My Freedom, Your Morals, Our American Crossroads

Who really has the moral high ground?

Aug 14, 2024 at 10:52 am
My Freedom, Your Morals, Our American Crossroads

I’ve got a couple of things to say about freedom and about family, and those who want you to believe they hold a moral high horse on two things ruled by the choices and morals of the individual.

First, America has never had a single morality, religion, or system. Since Europeans stormed the banks of this land, the societies that existed and operated on collective morality and communal care, were removed. The very act of colonialism destroyed any idea that America was a thing of such singular action or thought. The hubris of taking someone’s land, murdering their people, then setting up systems that routinely cost the life of those whose land was stolen, and those who were stolen from their land to build this nation — and then asking those very people to accept and live by a set of rules that are never followed by the asker— is amazing. The distortion in Republican thinking is peak cognitive dissonance. The party of "Christianity."

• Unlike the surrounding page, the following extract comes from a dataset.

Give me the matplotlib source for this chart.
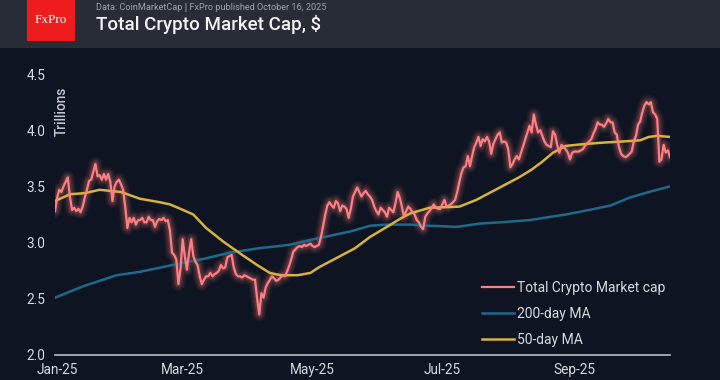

The history of white Christianity is a bloody one. The amount of blood spilled in the name of Christ is astronomical. Probably more so than any other religion. This morality is artifice, a performance, because (en masse) the practice of Christianity has not been one for salvation, it has been the practice of superiority and a desire to claim superiority.

For weeks now, we’ve seen clips of JD Vance dogging childless women and anyone who hasn’t brought a child directly into the world. In the same span of time we learned that former KY Governor Matt Bevin abandoned one of his adopted Black children in Haiti. This is the pro-life, pro-family party. They are on the same side.

One, Vane, condemns our nation because, as he claims, it is being run by Democrats, corporate oligarchs, and “a bunch of childless cat ladies who are miserable at their own lives and the choices that they've made and so they want to make the rest of the country miserable, too.”

But his party has a troubled history with family, and the other, Bevin, highlights this in big gross detail.

First, family-making is a choice. You have kids if you desire. You have pets if that’s more your speed. It’s the beauty of freedom. You’re free to decide.

However, should you decide that family is a thing you want to have, abandoning that family when it gets tough for you is reprehensible, and highlights a need for children, particularly in cross-cultural adoptions, to have access to a community like their own. It gives the parents support and the child support and the cultural reference points they need to understand themselves better.

Bevin’s abandonment of “Noah,” puts this into glaring perspective. Bevin should have built this child a network while he was having his powerpoint presentations for Kentucky and crying about the mean ladies who tweeted about him.

While it is unknown why Bevin or his ex-wife left the child in an abusive boarding school, it is clear that they were ill-equipped in their family-making to offer a healthy home to this child. It certainly makes their decision making ability come under question. What risks do they pose to their other adopted children?


Now, I’m not passing that judgment but it does give pause.

It’s here that we zoom in on the idea of freedom and choice. Bevin, Vance and their fellow Republicans want you to believe that family is a duty and that the only choice is the one that fits the imaginary family structure that serves to churn out workers for the next generation. However, Republicans frame this duty as somehow linked to good Christianity.

Basically, Republicans are in a full panic about having more children because having children means having more workers and consumers, and that, in turn, keeps capitalism fed and happy.

The tricky thing about freedom is that it works in a couple of ways. It isn’t just a slogan. It means that if you want to have freedom, you need to be able to handle it responsibly. Freedom doesn’t exist without responsibility. That’s recklessness.

To continue calling ourselves free, we need to see that our duty to children is to love them through their struggles and not to leave them abandoned. We need to see our duty to each other to both mind our own business and be of service if we can. Both can exist at the same time. Our freedom cannot come at the expense of the rights of others to live as they wish.

To raise a cross over the idea of family is to imagine that somehow your idea of family is superior to the myriad of ways that humans have and do make family.

Whether these values line up with your own is none of your concern. As Minnesota Governor and prospective VP Tim Walz has been saying on the campaign trail with VP Kamala Harris, “Mind your own damn business.”

Bevin should have minded his and that of this abandoned child. Vance should and Trump should.

None of these people hold any moral high ground and it’s time to squash these arguments about good or bad “family” values because fiction is best on the bookshelf for reading but not as policy for human lives.